Peter Beinart at The Daily Beast:
Don’t listen to what Benjamin Netanyahu and Barack Obama said at their buddy, buddy press conference Tuesday afternoon. Listen to what they didn’t say. Netanyahu volunteered that “I very much appreciate the President’s statement that he is determined to prevent Iran from acquiring nuclear weapons.” The only problem: Obama didn’t say that. He said Iran must “cease the kinds of provocative behavior that has made it a threat to its neighbors and the international community.” That’s a whole lot vaguer, and it points to the crux of the dispute between the two men. Netanyahu wants Obama to do whatever it takes to prevent an Iranian nuke, including going to war. Obama doesn’t want to box himself into that corner.
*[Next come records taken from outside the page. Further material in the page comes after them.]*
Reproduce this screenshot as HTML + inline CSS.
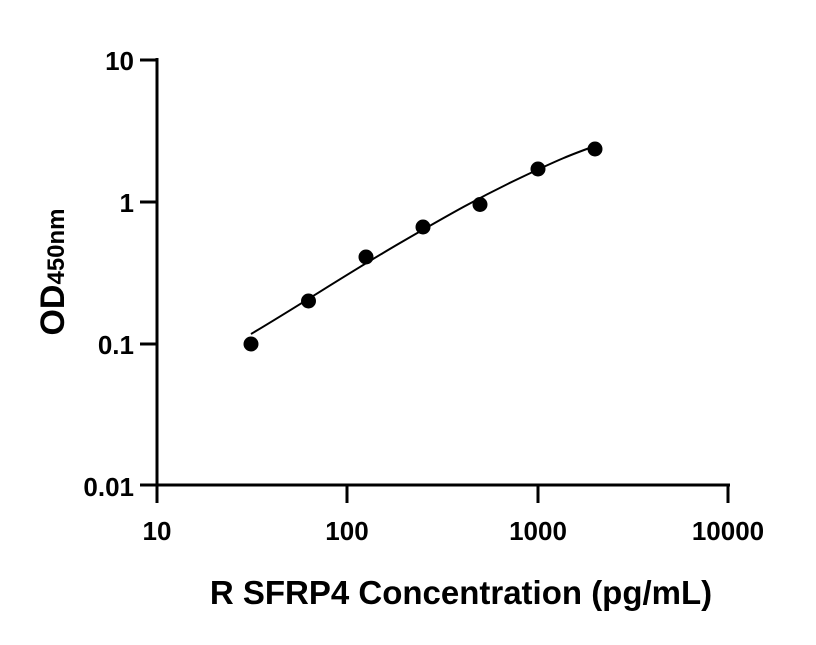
<!DOCTYPE html>
<html><head><style>body{margin:0;background:#fff}</style></head><body>
<svg width="816" height="640" xmlns="http://www.w3.org/2000/svg" font-family="Liberation Sans, sans-serif" font-weight="bold">
<g stroke="#000" stroke-width="3" fill="none">
<line x1="157" y1="58" x2="157" y2="503"/>
<line x1="140" y1="485" x2="730" y2="485"/>
<line x1="140" y1="60" x2="157" y2="60"/>
<line x1="140" y1="202" x2="157" y2="202"/>
<line x1="140" y1="344" x2="157" y2="344"/>
<line x1="347" y1="485" x2="347" y2="503"/>
<line x1="538" y1="485" x2="538" y2="503"/>
<line x1="728" y1="485" x2="728" y2="503"/>
<path stroke-width="2" d="M251,334 C300,305 350,272 400,243 S480,197 520,178 S570,155 595,146"/>
</g>
<g fill="#000">
<circle cx="251" cy="344" r="7.5"/><circle cx="308.5" cy="301" r="7.5"/><circle cx="366" cy="257" r="7.5"/>
<circle cx="423" cy="227" r="7.5"/><circle cx="480" cy="204.5" r="7.5"/><circle cx="538" cy="169" r="7.5"/><circle cx="595" cy="149" r="7.5"/>
</g>
<g font-size="26" text-anchor="end">
<text x="134" y="70">10</text><text x="134" y="212">1</text><text x="134" y="354">0.1</text><text x="134" y="496">0.01</text>
</g>
<g font-size="26" text-anchor="middle">
<text x="157" y="540">10</text><text x="347" y="540">100</text><text x="538" y="540">1000</text><text x="728" y="540">10000</text>
</g>
<text x="461" y="604" font-size="33" text-anchor="middle">R SFRP4 Concentration (pg/mL)</text>
<text transform="translate(64,272) rotate(-90)" font-size="34" text-anchor="middle">OD<tspan font-size="24">450nm</tspan></text>
</svg>
</body></html>
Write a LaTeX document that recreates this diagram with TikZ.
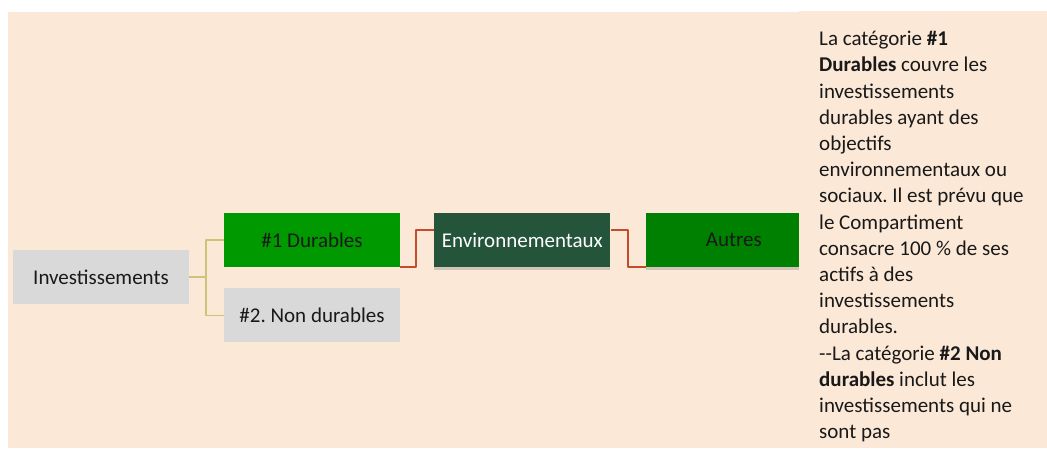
\documentclass[tikz,border=0pt]{standalone}
\usepackage{fontspec}
\setmainfont{Carlito}
\frenchspacing
\usetikzlibrary{positioning,shadows}
\definecolor{bgbeige}{HTML}{FBE8D7}
\definecolor{boxgray}{HTML}{D9D9D9}
\definecolor{durgreen}{HTML}{009900}
\definecolor{envgreen}{HTML}{245439}
\definecolor{autgreen}{HTML}{008000}
\definecolor{forkline}{HTML}{CFC27A}
\definecolor{linkred}{HTML}{C64B2C}
\begin{document}
\begin{tikzpicture}[x=1pt, y=-1pt, font=\fontsize{21}{26.2}\selectfont, line join=round,
		box/.style={minimum width=176pt, minimum height=54pt, inner sep=0pt, text=black!90},
		shadowed/.style={drop shadow={opacity=0.35, shadow xshift=0pt, shadow yshift=-3pt}},
		forkedge/.style={draw=forkline, line width=1.5pt},
		linkedge/.style={draw=linkred, line width=2pt}]
	\useasboundingbox (0,0) rectangle (1047,448);
	\fill[bgbeige] (8,12) rectangle (799,448);
	% tree nodes
	\node[box, fill=boxgray] (inv) at (101,277) {Investissements};
	\node[box, fill=durgreen] (dur) at (312,240) {\#1 Durables};
	\node[box, fill=boxgray, below=21pt of dur] (nondur) {\#2. Non durables};
	\node[box, shadowed, fill=envgreen, text=white, right=34pt of dur] (env) {Environnementaux};
	\node[box, shadowed, fill=autgreen, right=35pt of env] (autres) {Autres};
	% connectors
	\draw[forkedge] (inv.east) -- ++(17,0) |- (dur.west);
	\draw[forkedge] (inv.east) -- ++(17,0) |- (nondur.west);
	\draw[linkedge] (dur.south east) -- ++(16,0) |- ([yshift=10pt]env.west);
	\draw[linkedge] ([yshift=10pt]env.east) -- ++(17,0) |- (autres.south west);
	% text panel
	\fill[bgbeige] (799,11) rectangle (1047,448);
	\node[anchor=north west, align=left, inner sep=0pt, text=black!90] (note) at (819,31) {%
		La catégorie \textbf{\#1}\\
		\textbf{Durables} couvre les\\
		investissements\\
		durables ayant des\\
		objectifs\\
		environnementaux ou\\
		sociaux. Il est prévu que\\
		le Compartiment\\
		consacre 100~\% de ses\\
		actifs à des\\
		investissements\\
		durables.\\
		-{}-La catégorie \textbf{\#2 Non}\\
		\textbf{durables} inclut les\\
		investissements qui ne\\
		sont pas};
\end{tikzpicture}
\end{document}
But putting Obama in a box is exactly Netanyahu was trying to do.
As for Netanyahu, he didn’t utter the word “Gaza.” Obama praised Israel’s easing of the blockade on Gaza Strip, but signaled that it wasn’t enough. “We believe,” the president declared, “that there is a way to make sure that the people of Gaza are able to prosper economically while Israel is able to maintain its legitimate security needs.” All well and good, except that Netanyahu doesn’t want the people of Gaza to prosper economically. For public relations reasons, he’s willing to allow more goods into the Palestinian enclave. But he’s still banning virtually all exports, which means that most Gazans can’t afford to buy the goods Israel is now allowing in. The truth is that Israel is still punishing the people of Gaza for having elected Hamas; it’s just doing in a more subtle, less cruel way.
The second words Netanyahu didn’t mention: “Palestinian state.” Obama not only used the “S” word, he doubled it; referring to a “sovereign state” that the Palestinians “call their own.” Netanyahu, by contrast, talked about a “political settlement for peace” but not a state. In other words, he wouldn’t even go as far as he went last summer, under intense U.S. pressure, at Bar Ilan University.
Which raises a question: what kind of schmuck does Netanyahu think Obama is?